LD. Je suis d’accord. Mais la première marque culturelle, c’est : tu ne tueras point, et cela vient de la religion. Le fait de s’aimer les uns les autres aussi. Les parents comme les enseignants disent aux enfants : respecte ton prochain, on est là pour s’aimer, s’entendre, faire la paix. Il faut essayer d’avoir un rapport pacifié avec la religion. Même si on n’est plus croyant, on doit, me semble-t-il, admettre qu’elle a transmis des choses essentielles à notre culture humaine et qui ne sont pas nécessairement associées à la croyance en Dieu.
JPD. Le problème, c’est quand la religion organise toute la vie. Quand elle dit : en dehors de moi, pas de salut.

Il était une fois, le 20 mai…
Le 20 mai 1999, Luc et Jean-Pierre Dardenne ont monté les marches du Festival de Cannes pour la première fois. Rosetta était alors le dernier film projeté en compétition. Almodóvar avait enflammé la Croisette avec Tout sur ma mère. Il n’y avait personne pour penser que ces deux Belges inconnus puissent le priver de la Palme d’or.
Le 20 mai 2019, c’est la huitième fois que les frères sont au pied des marches. Almodóvar a encore enflammé la Croisette avec Douleur et Gloire, et la présence du Jeune Ahmed n’est sans doute pas pour le rassurer. L’histoire repassera-t-elle la paëlla ?
Dès les premiers plans, les Dardenne affichent un retour à leurs fondamentaux. Au fil des films, leur cadre s’était élargi, leur cinéma s’était "glamourisé". On les a vus sur le tapis rouge avec Marion Cotillard, Cécile de France et Adèle Haenel. Avec Le Jeune Ahmed, les Dardenne se sont, en somme, autoradicalisés : retour à un prénom, à un cadre serré, à des acteurs inconnus, pas même le traditionnel caméo de leur porte-bonheur Olivier Gourmet.
Ce jeune Ahmed, 13-14 ans, s’est fait laver le cerveau par un imam qui prêche le djihad. Et il se retrouve en IPPJ pour avoir voulu poignarder une professeure "apostat".
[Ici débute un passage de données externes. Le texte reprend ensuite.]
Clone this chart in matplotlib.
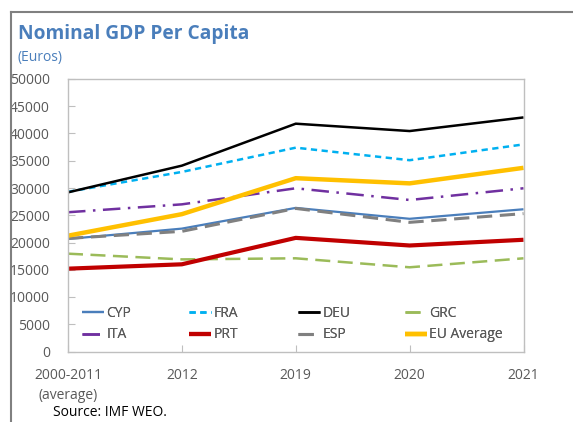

Les Dardenne empoignent le thème du radicalisme à leur manière, très physique, documentaire, avec cette sécheresse dans le récit, cet hyperréalisme dans la direction d’acteurs et une interrogation comme moteur. Et cela donne un film très dérangeant, car il refuse la bien-pensance. Du pur Dardenne, comme on dit du pur Ken Loach.